## [Aim of the task]
For the data below, transcribe the part that opens with the line containing "Reproduce this chart with Altair." and closes with the line containing "import pandas as pd", exactly and with no pictures.

## [The records]
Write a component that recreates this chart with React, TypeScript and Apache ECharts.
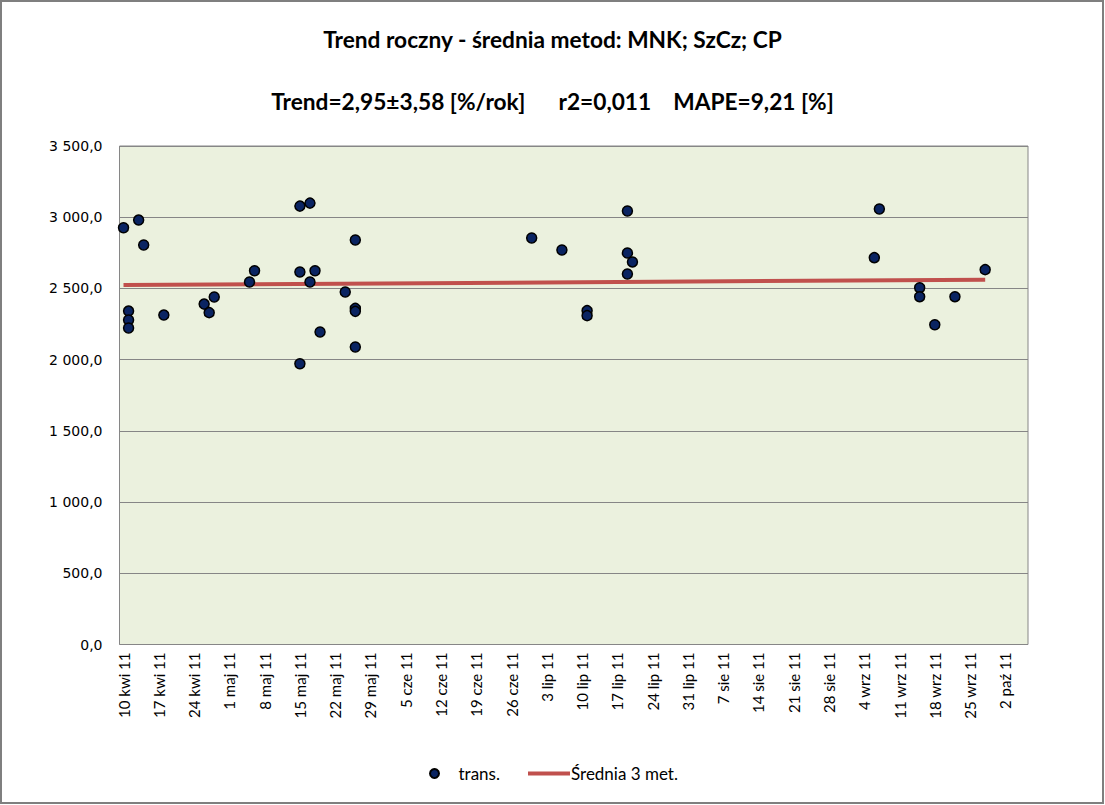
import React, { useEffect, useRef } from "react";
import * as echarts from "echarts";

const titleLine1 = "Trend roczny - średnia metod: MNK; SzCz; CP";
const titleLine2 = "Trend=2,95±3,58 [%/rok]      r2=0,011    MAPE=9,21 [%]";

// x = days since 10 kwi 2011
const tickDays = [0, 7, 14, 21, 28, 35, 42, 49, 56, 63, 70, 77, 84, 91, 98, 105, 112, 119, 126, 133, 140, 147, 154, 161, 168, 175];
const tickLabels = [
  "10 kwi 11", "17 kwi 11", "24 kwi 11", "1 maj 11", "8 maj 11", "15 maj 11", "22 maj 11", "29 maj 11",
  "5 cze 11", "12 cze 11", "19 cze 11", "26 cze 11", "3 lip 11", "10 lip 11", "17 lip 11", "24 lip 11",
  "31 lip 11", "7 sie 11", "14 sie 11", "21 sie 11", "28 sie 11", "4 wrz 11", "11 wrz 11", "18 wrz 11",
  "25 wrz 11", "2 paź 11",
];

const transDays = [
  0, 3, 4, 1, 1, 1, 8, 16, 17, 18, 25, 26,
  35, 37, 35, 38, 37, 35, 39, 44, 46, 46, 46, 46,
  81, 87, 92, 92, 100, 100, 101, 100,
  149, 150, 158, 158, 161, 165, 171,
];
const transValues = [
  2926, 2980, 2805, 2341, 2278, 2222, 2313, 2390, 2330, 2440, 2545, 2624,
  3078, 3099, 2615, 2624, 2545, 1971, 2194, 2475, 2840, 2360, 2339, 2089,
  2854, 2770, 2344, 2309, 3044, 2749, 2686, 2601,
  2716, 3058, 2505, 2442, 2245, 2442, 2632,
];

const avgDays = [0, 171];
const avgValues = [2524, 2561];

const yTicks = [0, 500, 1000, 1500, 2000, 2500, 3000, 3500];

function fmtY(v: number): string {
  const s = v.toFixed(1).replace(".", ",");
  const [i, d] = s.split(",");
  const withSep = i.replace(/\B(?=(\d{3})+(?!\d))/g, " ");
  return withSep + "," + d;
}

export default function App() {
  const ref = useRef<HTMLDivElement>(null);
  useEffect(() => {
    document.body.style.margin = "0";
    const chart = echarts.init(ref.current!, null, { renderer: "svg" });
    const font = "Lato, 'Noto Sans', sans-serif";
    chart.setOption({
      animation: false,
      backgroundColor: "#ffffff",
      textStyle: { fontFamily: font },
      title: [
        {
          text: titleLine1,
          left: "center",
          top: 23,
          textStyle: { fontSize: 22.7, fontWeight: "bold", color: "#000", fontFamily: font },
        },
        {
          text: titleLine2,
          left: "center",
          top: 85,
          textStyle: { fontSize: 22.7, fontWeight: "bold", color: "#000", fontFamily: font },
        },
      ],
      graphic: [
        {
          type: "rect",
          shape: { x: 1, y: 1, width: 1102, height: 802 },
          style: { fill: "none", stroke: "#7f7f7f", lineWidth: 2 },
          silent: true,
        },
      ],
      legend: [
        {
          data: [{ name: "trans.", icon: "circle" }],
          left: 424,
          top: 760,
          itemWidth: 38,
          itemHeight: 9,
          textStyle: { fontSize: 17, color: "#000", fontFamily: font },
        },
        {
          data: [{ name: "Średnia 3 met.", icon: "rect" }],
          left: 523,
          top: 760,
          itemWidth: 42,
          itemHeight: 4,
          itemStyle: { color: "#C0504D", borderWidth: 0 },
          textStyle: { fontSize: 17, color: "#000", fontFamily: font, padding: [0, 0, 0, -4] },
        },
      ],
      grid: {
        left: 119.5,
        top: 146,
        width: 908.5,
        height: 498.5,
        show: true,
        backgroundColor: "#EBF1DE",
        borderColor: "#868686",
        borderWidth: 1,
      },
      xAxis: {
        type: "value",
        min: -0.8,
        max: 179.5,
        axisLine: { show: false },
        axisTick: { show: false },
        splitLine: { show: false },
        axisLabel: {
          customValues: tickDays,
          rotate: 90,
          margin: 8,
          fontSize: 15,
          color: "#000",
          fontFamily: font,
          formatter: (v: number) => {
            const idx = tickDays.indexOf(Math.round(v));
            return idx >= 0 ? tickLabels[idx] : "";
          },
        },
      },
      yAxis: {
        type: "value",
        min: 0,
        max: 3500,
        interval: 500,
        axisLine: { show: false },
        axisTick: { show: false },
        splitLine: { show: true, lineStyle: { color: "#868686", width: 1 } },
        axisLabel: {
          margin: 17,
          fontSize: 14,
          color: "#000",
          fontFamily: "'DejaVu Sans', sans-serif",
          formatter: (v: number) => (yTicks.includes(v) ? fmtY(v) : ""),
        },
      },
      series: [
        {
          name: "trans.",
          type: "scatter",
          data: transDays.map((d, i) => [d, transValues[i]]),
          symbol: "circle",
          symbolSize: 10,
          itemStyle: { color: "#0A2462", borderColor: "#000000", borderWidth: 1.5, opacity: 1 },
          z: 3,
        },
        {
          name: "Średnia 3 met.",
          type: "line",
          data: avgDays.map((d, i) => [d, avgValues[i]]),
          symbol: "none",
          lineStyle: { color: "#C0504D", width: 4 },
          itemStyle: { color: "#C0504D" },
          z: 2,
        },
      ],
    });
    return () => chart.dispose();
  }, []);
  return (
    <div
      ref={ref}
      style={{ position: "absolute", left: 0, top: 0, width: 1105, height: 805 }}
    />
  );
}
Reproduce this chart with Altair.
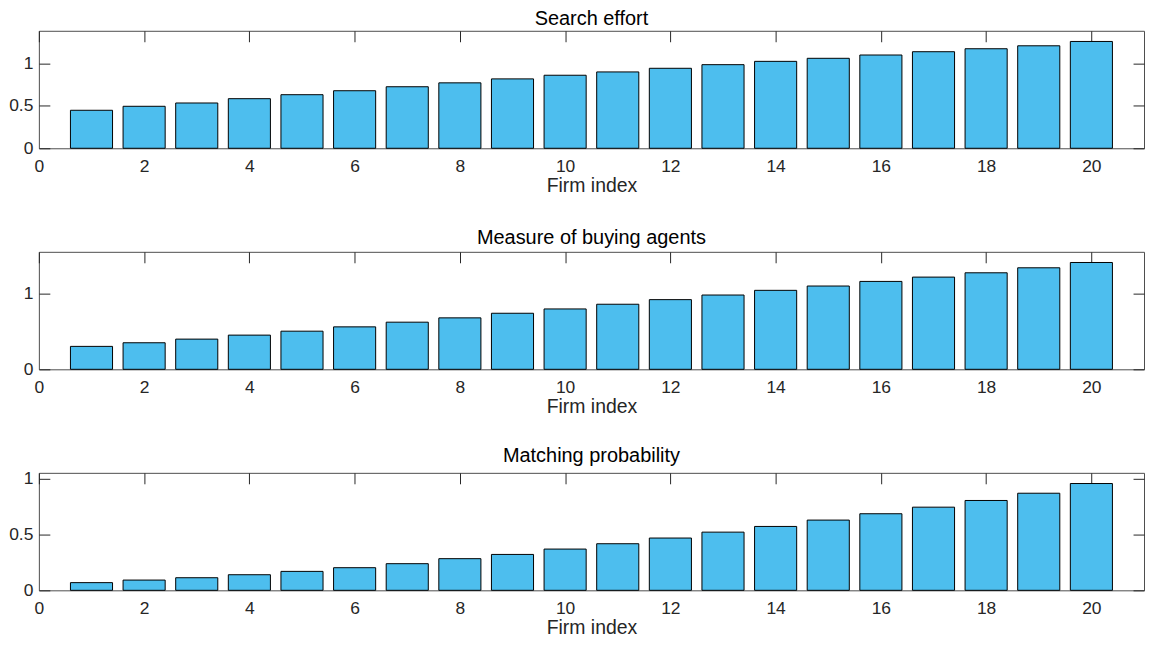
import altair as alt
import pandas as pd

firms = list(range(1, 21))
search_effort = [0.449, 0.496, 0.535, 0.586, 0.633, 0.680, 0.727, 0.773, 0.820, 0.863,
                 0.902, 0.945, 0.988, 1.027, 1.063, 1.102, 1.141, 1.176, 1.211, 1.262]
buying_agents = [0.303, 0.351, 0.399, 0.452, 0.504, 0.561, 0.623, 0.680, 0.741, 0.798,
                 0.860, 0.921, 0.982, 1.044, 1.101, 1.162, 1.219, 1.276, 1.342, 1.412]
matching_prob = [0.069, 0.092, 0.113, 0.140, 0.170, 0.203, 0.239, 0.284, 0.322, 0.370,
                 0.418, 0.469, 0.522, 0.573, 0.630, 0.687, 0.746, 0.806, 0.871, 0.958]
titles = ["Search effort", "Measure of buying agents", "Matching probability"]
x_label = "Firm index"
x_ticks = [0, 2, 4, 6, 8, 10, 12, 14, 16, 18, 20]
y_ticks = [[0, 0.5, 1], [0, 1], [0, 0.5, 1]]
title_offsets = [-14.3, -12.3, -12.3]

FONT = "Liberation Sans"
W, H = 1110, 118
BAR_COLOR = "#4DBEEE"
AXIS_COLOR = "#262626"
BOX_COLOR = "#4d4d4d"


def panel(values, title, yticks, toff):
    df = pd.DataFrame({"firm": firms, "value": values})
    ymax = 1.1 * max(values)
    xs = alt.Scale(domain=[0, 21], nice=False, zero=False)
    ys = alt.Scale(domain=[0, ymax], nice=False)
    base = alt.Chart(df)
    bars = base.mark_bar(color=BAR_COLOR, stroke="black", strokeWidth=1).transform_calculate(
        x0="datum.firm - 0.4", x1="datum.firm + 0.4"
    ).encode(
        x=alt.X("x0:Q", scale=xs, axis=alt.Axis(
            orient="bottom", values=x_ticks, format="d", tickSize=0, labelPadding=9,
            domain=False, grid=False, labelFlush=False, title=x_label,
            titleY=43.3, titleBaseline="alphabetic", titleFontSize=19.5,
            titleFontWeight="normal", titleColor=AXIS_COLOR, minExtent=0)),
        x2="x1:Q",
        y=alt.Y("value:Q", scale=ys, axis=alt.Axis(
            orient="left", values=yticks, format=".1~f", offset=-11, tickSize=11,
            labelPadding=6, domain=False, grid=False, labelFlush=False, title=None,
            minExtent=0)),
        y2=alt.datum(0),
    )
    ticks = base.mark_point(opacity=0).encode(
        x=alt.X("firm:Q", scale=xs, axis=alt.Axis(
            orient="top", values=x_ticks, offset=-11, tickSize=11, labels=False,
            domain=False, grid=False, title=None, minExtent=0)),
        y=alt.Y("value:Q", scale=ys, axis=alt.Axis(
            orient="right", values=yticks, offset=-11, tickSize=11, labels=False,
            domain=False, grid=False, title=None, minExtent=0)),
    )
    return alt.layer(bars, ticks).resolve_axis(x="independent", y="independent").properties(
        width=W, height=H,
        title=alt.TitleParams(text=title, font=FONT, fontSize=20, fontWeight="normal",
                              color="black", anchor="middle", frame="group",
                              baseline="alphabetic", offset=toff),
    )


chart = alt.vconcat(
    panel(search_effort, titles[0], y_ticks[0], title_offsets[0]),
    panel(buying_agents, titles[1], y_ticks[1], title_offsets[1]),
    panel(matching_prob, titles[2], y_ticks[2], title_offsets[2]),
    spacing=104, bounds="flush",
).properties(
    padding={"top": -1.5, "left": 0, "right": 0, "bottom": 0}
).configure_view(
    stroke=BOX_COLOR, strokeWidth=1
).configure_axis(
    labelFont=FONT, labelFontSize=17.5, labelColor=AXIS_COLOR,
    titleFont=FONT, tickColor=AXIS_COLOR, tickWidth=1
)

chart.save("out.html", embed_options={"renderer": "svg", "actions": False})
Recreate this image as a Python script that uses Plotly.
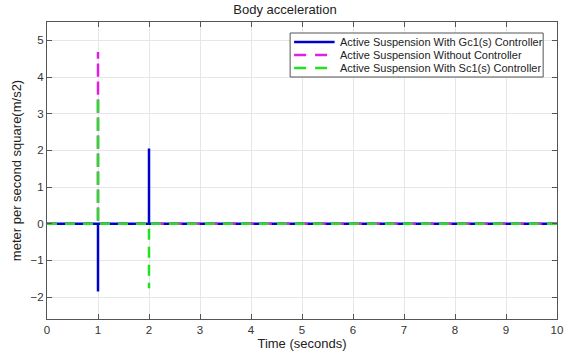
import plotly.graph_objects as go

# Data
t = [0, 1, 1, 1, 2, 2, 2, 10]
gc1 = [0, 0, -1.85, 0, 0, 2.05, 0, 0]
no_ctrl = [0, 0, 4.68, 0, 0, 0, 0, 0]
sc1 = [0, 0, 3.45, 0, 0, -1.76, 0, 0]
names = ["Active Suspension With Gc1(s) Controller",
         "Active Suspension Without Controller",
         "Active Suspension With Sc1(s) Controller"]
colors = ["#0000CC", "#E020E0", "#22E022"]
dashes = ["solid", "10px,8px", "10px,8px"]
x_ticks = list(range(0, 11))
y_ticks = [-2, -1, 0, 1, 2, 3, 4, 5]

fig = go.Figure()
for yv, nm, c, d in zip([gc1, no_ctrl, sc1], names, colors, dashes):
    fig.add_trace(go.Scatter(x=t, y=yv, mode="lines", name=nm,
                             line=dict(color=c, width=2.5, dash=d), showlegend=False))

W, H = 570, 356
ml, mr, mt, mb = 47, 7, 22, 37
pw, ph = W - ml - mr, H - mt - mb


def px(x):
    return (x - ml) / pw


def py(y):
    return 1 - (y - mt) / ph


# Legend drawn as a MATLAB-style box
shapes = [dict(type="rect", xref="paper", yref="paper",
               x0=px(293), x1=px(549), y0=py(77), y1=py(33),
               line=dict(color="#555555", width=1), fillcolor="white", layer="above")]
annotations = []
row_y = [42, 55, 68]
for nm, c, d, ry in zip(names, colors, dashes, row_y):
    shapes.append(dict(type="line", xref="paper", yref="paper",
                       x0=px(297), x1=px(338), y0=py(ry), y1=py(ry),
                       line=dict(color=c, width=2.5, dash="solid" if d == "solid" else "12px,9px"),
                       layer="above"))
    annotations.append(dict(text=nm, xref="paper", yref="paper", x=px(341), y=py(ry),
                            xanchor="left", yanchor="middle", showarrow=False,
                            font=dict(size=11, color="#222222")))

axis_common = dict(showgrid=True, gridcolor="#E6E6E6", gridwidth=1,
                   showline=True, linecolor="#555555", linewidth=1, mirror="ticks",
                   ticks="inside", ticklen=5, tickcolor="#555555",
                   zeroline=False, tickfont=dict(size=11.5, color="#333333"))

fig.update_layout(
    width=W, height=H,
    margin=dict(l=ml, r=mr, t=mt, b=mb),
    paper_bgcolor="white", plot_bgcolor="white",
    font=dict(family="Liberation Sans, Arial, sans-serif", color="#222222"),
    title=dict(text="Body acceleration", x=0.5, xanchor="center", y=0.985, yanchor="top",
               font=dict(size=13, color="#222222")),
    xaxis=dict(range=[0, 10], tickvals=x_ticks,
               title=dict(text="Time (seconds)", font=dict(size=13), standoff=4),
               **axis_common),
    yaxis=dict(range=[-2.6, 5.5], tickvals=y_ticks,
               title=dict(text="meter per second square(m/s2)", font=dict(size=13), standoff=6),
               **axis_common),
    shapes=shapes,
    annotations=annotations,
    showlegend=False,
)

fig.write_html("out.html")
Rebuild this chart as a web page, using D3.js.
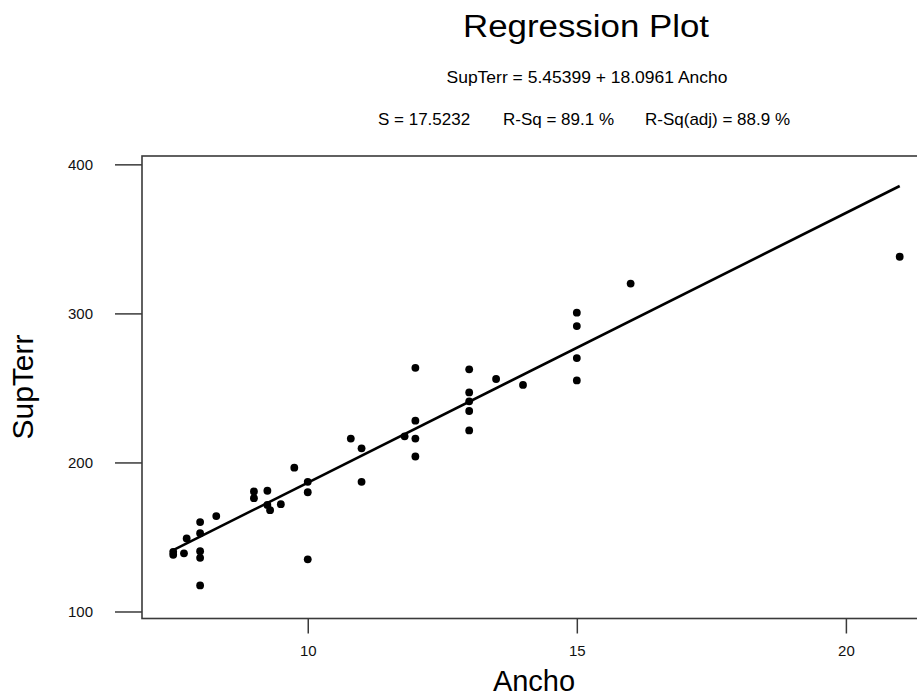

## [The response]
Reproduce this chart with Altair.
import altair as alt
import pandas as pd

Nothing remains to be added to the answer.